ILS N'ONT JAMAIS PRIS le moindre traitement à base de quinolones et n'ont jamais été en contact avec des personnes traitées par des antibiotiques appartenant à cette famille. Pourtant, les habitants de certains villages reculés de la forêt amazonienne sont porteurs de bactéries résistantes à la ciprofloxacine et probablement à toutes les molécules apparentées. Comment cela est-il possible ? Les travaux d'une équipe de scientifiques canadiens montrent que la prise régulière de médicaments destinés à lutter contre le paludisme serait à l'origine de ce phénomène, un phénomène qui pourrait devenir particulièrement problématique.
Réduction de l'efficacité des fluoroquinolones.
« L'usage de la chloroquine dans la prise en charge du paludisme semble entraîner une réduction significative de l'efficacité des fluoroquinolones. Or ces antibiotiques sont particulièrement utiles au traitement de nombreuses maladies tropicales, telles que la typhoïde, les infections à Salmonella non typhi , les shigelloses et les entéropathies à Escherichia coli . (…) Ils sont aussi très importants pour le traitement de maladies non spécifiques des régions tropicales, comme les gonorrhées, les infections urinaires et même les pneumonies ou la tuberculose », alerte Michael Silverman (Lakeridge Health Center, Oshawa, Ontario), le chercheur qui a dirigé cette étude. « Il n'est pas question d'arrêter d'utiliser la chloroquine, mais ces données suggèrent qu'il est nécessaire de l'utiliser avec davantage de précautions », précise-t-il.
De 2002 à 2005, Michael Silverman et coll. se sont rendus à plusieurs reprises en Guyane, dans la région de Bartica. De là, les chercheurs ont rejoint des villages particulièrement isolés où ils ont recueilli des échantillons d'eau ainsi que des prélèvements biologiques, en particulier des échantillons de selles, chez les habitants qui acceptaient de participer à l'étude. De retour au Canada, l'analyse de l'ensemble de ces prélèvements a révélé un taux incroyablement élevé de bactéries Escherichia coli résistantes aux quinolones. Ce taux atteint 4,8 % dans les villages où les habitants n'ont jamais eu de contact avec cette famille d'antibiotique, alors qu'il n'est que de 4 % dans les hôpitaux américains, où leur usage est des plus courants. Les clones bactériens résistants isolés dans les selles des villageois étant nombreux (au moins 24 clones différents) et largement répartis dans la population, tout laisse à penser que leur présence n'est pas due à une contamination extérieure, mais bien à une émergence locale.

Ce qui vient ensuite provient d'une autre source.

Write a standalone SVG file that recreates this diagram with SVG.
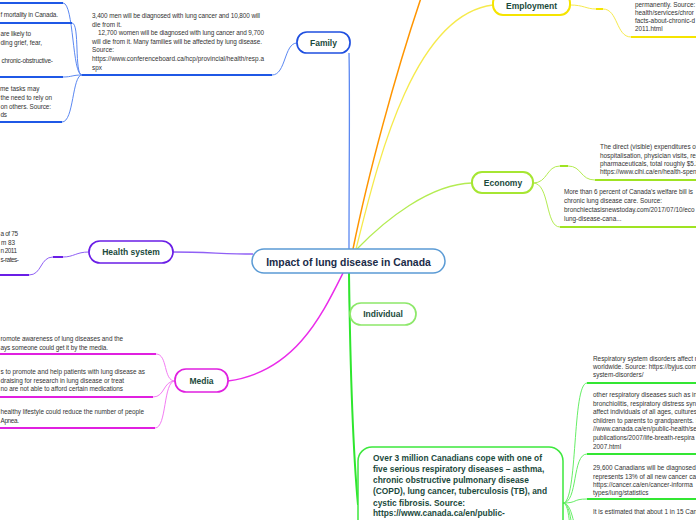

Des similitudes structurales.
Les chercheurs ont rapidement imaginé que ce phénomène pouvait être lié à l'usage régulier de la chloroquine. Les deux familles de molécule partagent en effet des similitudes structurales assez importantes. À l'appui de cette hypothèse, des pics de résistance bactérienne semblent apparaître à la suite des flambées de paludisme les plus importantes.

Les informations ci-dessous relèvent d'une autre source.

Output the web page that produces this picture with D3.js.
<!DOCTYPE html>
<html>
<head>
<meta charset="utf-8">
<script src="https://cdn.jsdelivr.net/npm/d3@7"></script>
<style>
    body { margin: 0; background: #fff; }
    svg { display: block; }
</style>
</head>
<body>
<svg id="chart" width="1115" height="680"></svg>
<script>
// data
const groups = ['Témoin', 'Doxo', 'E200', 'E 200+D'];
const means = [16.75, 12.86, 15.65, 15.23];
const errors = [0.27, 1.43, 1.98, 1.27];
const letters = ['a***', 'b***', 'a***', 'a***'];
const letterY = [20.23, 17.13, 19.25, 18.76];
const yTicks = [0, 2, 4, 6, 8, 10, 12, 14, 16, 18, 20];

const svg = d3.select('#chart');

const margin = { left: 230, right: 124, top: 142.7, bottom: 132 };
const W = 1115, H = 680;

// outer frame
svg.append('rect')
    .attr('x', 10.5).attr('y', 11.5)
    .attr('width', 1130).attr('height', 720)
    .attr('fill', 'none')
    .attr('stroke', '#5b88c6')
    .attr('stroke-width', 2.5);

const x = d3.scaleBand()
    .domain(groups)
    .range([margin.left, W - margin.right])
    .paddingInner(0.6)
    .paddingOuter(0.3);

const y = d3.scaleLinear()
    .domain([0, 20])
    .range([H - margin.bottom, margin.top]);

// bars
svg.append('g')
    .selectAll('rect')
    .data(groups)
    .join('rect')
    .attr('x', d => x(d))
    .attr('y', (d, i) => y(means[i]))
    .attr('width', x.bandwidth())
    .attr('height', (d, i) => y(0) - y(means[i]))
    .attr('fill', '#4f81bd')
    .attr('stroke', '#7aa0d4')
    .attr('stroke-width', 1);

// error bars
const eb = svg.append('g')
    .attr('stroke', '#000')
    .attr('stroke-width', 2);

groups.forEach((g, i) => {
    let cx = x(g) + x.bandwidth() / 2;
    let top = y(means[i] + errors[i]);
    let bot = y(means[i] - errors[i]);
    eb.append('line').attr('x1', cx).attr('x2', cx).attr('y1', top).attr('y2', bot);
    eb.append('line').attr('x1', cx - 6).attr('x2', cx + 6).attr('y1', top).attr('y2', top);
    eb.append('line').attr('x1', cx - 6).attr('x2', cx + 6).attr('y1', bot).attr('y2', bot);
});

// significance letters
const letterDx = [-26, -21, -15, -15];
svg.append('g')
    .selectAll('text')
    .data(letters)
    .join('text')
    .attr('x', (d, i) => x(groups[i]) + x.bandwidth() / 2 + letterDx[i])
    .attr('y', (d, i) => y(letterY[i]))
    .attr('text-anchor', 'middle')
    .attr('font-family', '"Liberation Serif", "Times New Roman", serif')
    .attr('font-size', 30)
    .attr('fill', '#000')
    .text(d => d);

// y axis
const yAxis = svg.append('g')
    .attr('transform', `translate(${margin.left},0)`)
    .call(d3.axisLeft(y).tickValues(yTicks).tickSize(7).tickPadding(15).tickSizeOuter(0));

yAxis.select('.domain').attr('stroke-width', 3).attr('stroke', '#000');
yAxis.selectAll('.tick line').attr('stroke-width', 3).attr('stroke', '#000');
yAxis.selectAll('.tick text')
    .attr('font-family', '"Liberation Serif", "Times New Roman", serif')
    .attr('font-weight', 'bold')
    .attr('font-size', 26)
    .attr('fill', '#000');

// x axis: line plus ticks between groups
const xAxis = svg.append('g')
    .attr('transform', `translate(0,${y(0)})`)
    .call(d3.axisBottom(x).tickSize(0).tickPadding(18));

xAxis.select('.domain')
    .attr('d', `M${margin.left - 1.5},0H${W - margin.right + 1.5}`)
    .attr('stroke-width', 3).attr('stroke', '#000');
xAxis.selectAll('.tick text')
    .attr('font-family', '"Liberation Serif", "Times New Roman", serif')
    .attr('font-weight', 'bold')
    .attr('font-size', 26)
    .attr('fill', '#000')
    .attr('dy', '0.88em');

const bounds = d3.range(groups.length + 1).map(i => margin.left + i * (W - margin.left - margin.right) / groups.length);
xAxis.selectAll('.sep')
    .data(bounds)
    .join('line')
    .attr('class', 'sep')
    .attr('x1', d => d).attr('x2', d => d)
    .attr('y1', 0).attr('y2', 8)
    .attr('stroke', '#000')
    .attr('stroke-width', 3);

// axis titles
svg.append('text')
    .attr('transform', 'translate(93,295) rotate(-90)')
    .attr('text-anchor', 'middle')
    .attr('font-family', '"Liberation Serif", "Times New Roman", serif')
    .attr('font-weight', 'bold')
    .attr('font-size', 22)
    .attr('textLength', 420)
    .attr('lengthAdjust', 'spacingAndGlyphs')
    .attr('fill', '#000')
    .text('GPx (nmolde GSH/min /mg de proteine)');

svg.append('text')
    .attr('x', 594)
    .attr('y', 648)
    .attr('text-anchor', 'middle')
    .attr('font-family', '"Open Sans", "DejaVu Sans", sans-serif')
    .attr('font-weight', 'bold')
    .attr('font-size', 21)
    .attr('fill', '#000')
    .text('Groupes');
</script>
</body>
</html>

Pour confirmer cette théorie, l'équipe a demandé de l'aide à une équipe de microbiologistes d'Halifax (université Dalhousie). Ces biologistes ont placé des E.coli en culture, en présence de chloroquine. Le résultat ne s'est pas fait attendre : des bactéries résistantes aux fluoroquinolones sont apparues presque immédiatement.
Les travaux des microbiologistes ont en outre montré que les bactéries résistantes générées en laboratoire et celles isolées chez les villageois amazoniens portent les mêmes mutations qui, dans la plupart des cas, leur confèrent une résistance à l'ensemble des quinolones (acide nalidixique, norfloxacine, lévofloxacine et moxifloxacine).

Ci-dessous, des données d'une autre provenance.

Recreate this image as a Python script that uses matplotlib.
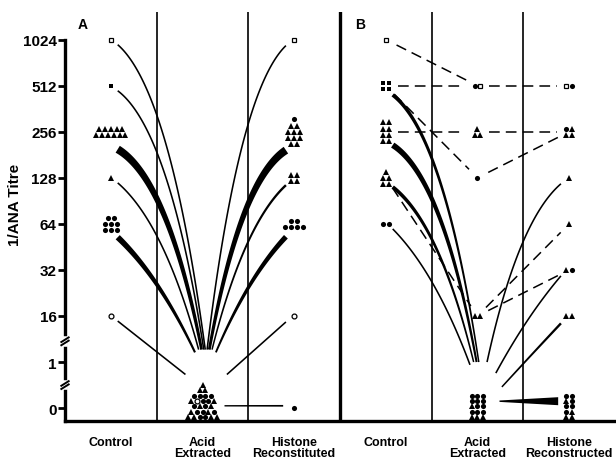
import matplotlib
matplotlib.use('Agg')
import matplotlib.pyplot as plt
import numpy as np

plt.rcParams['font.family'] = ['Liberation Sans', 'DejaVu Sans']
plt.rcParams['font.weight'] = 'bold'

# broken titre axis: 0, 1, then 16 .. 1024 doubling
titres = [0, 1, 16, 32, 64, 128, 256, 512, 1024]
titre_labels = ['0', '1', '16', '32', '64', '128', '256', '512', '1024']
stages_a = ['Control', 'Acid\nExtracted', 'Histone\nReconstituted']
stages_b = ['Control', 'Acid\nExtracted', 'Histone\nReconstructed']

# marker codes: c filled circle, o open circle, t triangle, s filled square, q open square
# groups: (stage, titre, rows of markers from top to bottom)
a_groups = [
    (0, 1024, ['q']), (0, 512, ['s']), (0, 256, ['ttttt', 'tttttt']),
    (0, 128, ['t']), (0, 64, ['cc', 'ccc', 'ccc']), (0, 16, ['o']),
    (1, 0, ['t', 'tt', 'cccc', 'tocct', 'ctct', 'tcctc', 'ttcctt']),
    (2, 1024, ['q']), (2, 256, ['c', 'tt', 'ttt', 'ttt', 'tt']),
    (2, 128, ['tt', 'tt']), (2, 64, ['cc', 'cccc']), (2, 16, ['o']), (2, 0, ['c']),
]
b_groups = [
    (0, 1024, ['q']), (0, 512, ['ss', 'ss']), (0, 256, ['tt', 'tt', 'tt', 'tt']),
    (0, 128, ['t', 'tt', 'tt']), (0, 64, ['cc']),
    (1, 512, ['cq']), (1, 256, ['t', 'tt']), (1, 128, ['c']), (1, 16, ['tt']),
    (1, 0, ['ccc', 'ccc', 'tcc', 'ccc', 'ttt']),
    (2, 512, ['qc']), (2, 256, ['ct', 'tt']), (2, 128, ['t']), (2, 64, ['t']),
    (2, 32, ['tc']), (2, 16, ['tt']), (2, 0, ['cc', 'tc', 'cc', 'ct', 'tt']),
]

# links: (from stage, from titre, to stage, to titre, patients, dashed)
a_links = [
    (0, 1024, 1, 0, 1, False), (0, 512, 1, 0, 1, False), (0, 256, 1, 0, 10, False),
    (0, 128, 1, 0, 1, False), (0, 64, 1, 0, 7, False), (0, 16, 1, 0, 1, False),
    (1, 0, 2, 1024, 1, False), (1, 0, 2, 256, 10, False), (1, 0, 2, 128, 2, False),
    (1, 0, 2, 64, 6, False), (1, 0, 2, 16, 1, False), (1, 0, 2, 0, 1, False),
]
b_links = [
    (0, 1024, 1, 512, 1, True), (0, 512, 1, 512, 1, True), (0, 512, 1, 128, 1, True),
    (0, 256, 1, 256, 1, True), (0, 128, 1, 16, 1, True),
    (0, 512, 1, 0, 4, False), (0, 256, 1, 0, 7, False), (0, 128, 1, 0, 4, False),
    (0, 64, 1, 0, 1, False),
    (1, 512, 2, 512, 1, True), (1, 256, 2, 256, 1, True), (1, 128, 2, 256, 1, True),
    (1, 16, 2, 64, 1, True), (1, 16, 2, 32, 1, True),
    (1, 0, 2, 128, 1, False), (1, 0, 2, 32, 1, False), (1, 0, 2, 16, 2, False),
    (1, 0, 2, 0, 10, False),
]


def level(t):
    if t <= 1:
        return float(t)
    return np.log2(t) - 2


fig = plt.figure(figsize=(6.16, 4.6), dpi=100)
ax = fig.add_axes([65 / 616, 38 / 460, 550 / 616, 409 / 460])
ax.set_xlim(0, 6)
ax.set_ylim(-0.28, 8.6)

PX_X = 6 / 550.0   # data units per pixel
PX_Y = 8.88 / 409.0

# separators
for xv in [1, 2, 4, 5]:
    ax.axvline(xv, color='black', lw=1.2, zorder=1)
ax.axvline(3, color='black', lw=2.4, zorder=1)

MARK = {'c': ('o', True, 3.7), 'o': ('o', False, 3.5), 't': ('^', True, 4.1),
        's': ('s', True, 3.3), 'q': ('s', False, 3.2)}


def draw_groups(groups, panel):
    for stage, titre, rows in groups:
        xc = panel * 3 + stage + 0.5
        nr = len(rows)
        gap = 5.3 if titre == 0 else 6.2
        if titre == 0 and nr > 1:
            y_top = -0.19 + (nr - 1) * gap * PX_Y
        else:
            y_top = level(titre) + (nr - 1) * gap / 2 * PX_Y
        for i, row in enumerate(rows):
            y = y_top - i * gap * PX_Y
            for j, code in enumerate(row):
                x = xc + (j - (len(row) - 1) / 2) * 5.8 * PX_X
                m, filled, ms = MARK[code]
                ax.plot(x, y, marker=m, ms=ms, mec='black', mew=0 if filled else 0.9,
                        mfc='black' if filled else 'white', zorder=5, clip_on=False)


def width_px(n):
    return 1.0 + 0.7 * n


def draw_links(links, panel, apex, flat):
    to_px = ax.transData.transform
    to_data = ax.transData.inverted().transform
    for s0, t0, s1, t1, n, dashed in links:
        x0 = panel * 3 + s0 + 0.5
        x1 = panel * 3 + s1 + 0.5
        l0, l1 = level(t0), level(t1)
        if dashed:
            p0, p1 = to_px((x0, l0)), to_px((x1, l1))
            d = (p1 - p0) / np.hypot(*(p1 - p0))
            a, b = to_data(p0 + 12 * d), to_data(p1 - 12 * d)
            ax.plot([a[0], b[0]], [a[1], b[1]], color='black', lw=1.1,
                    dashes=(7, 4), zorder=3)
            continue
        w = width_px(n)
        if t0 == 0 and t1 == 0:
            pa = to_px((x0 + 0.24, flat))
            pb = to_px((x1 - 0.12, flat))
            tt = np.linspace(0, 1, 2)
            pts = pa + np.outer(tt, pb - pa)
            wid = 1.4 + (w - 1.4) * tt
        else:
            # marker end and acid-extracted end
            if t1 == 0:
                hi = np.array([x0 + 0.075, l0 - (0.08 + 0.03 * n)])
                lv, side = l0, -1
            else:
                hi = np.array([x1 - 0.09, l1 - (0.1 + 0.03 * n)])
                lv, side = l1, 1
            xa = 0.5 + panel * 3 + 1
            k = 8 - lv
            if side < 0:
                ex = xa + 0.03 - 0.004 * k ** 2 - 0.012 * k
            else:
                ex = xa + 0.05 + 0.006 * k ** 2
            ey = apex - 0.06 * max(0, 5 - lv) ** 2
            ph, pl = to_px(hi), to_px((ex, ey))
            s = np.clip((lv - ey - 1.5) / 3, 0, 1)
            ca, cb = 0.5 + 0.1 * s, 0.5 - 0.35 * s
            pc = ph + np.array([ca * (pl[0] - ph[0]), cb * (pl[1] - ph[1])])
            tt = np.linspace(0, 1, 80)[:, None]
            pts = (1 - tt) ** 2 * ph + 2 * tt * (1 - tt) * pc + tt ** 2 * pl
            tt = tt[:, 0]
            wid = w + (max(1.5, 0.35 * w) - w) * tt if n > 1 else np.full_like(tt, 1.6)
        tan = np.gradient(pts, axis=0)
        tan /= np.hypot(tan[:, 0], tan[:, 1])[:, None]
        nor = np.column_stack([-tan[:, 1], tan[:, 0]])
        left = pts + nor * wid[:, None] / 2
        right = pts - nor * wid[:, None] / 2
        poly = to_data(np.vstack([left, right[::-1]]))
        ax.fill(poly[:, 0], poly[:, 1], color='black', lw=0, zorder=3)


draw_links(a_links, 0, 1.27, 0.05)
draw_links(b_links, 1, 1.0, 0.15)
draw_groups(a_groups, 0)
draw_groups(b_groups, 1)

# axes styling
for side in ['top', 'right']:
    ax.spines[side].set_visible(False)
ax.spines['left'].set_linewidth(2.4)
ax.spines['bottom'].set_linewidth(2.4)
ax.spines['left'].set_bounds(-0.28, 8)
ax.set_yticks([level(t) for t in titres])
ax.set_yticklabels(titre_labels)
ax.tick_params(axis='y', direction='out', length=5, width=2, labelsize=11, pad=1)
ax.set_xticks([])
ax.set_ylabel('1/ANA Titre', fontsize=11, fontweight='bold')
ax.yaxis.set_label_coords(-0.078, 0.53)

# axis breaks
for yb in [1.45, 0.5]:
    ax.plot([0, 0], [yb - 0.05, yb + 0.05], color='white', lw=4, zorder=6, clip_on=False)
    for off in [-0.035, 0.035]:
        ax.plot([-0.04, 0.04], [yb + off - 0.05, yb + off + 0.05], color='black',
                lw=1.4, zorder=7, clip_on=False)

for panel, labels in enumerate([stages_a, stages_b]):
    for stage, lab in enumerate(labels):
        ax.annotate(lab, xy=(panel * 3 + stage + 0.5, 0), xycoords=('data', 'axes fraction'),
                    xytext=(0, -10.5), textcoords='offset points', ha='center', va='top',
                    fontsize=9, fontweight='bold', linespacing=0.95)

ax.text(0.19, 8.35, 'A', fontsize=10, fontweight='bold', ha='center', va='center')
ax.text(3.22, 8.35, 'B', fontsize=10, fontweight='bold', ha='center', va='center')

fig.savefig('out.png', dpi=100)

Michael Silverman et coll. comptent poursuivre leur étude en recherchant des molécules apparentées à la chloroquine moins susceptibles d'induire l'apparition d'une résistance aux antibiotiques. Les chercheurs insistent par ailleurs sur le fait que les programmes visant à prévenir les épidémies de paludisme en luttant contre son vecteur ou par une approche vaccinale doivent plus que jamais être privilégiés. En permettant de réduire l'usage de la chloroquine, ces stratégies pourraient limiter l'émergence des résistances bactériennes dans les régions impaludées.
R. Davidson et coll., « PLoS One », juillet 2008, e2727.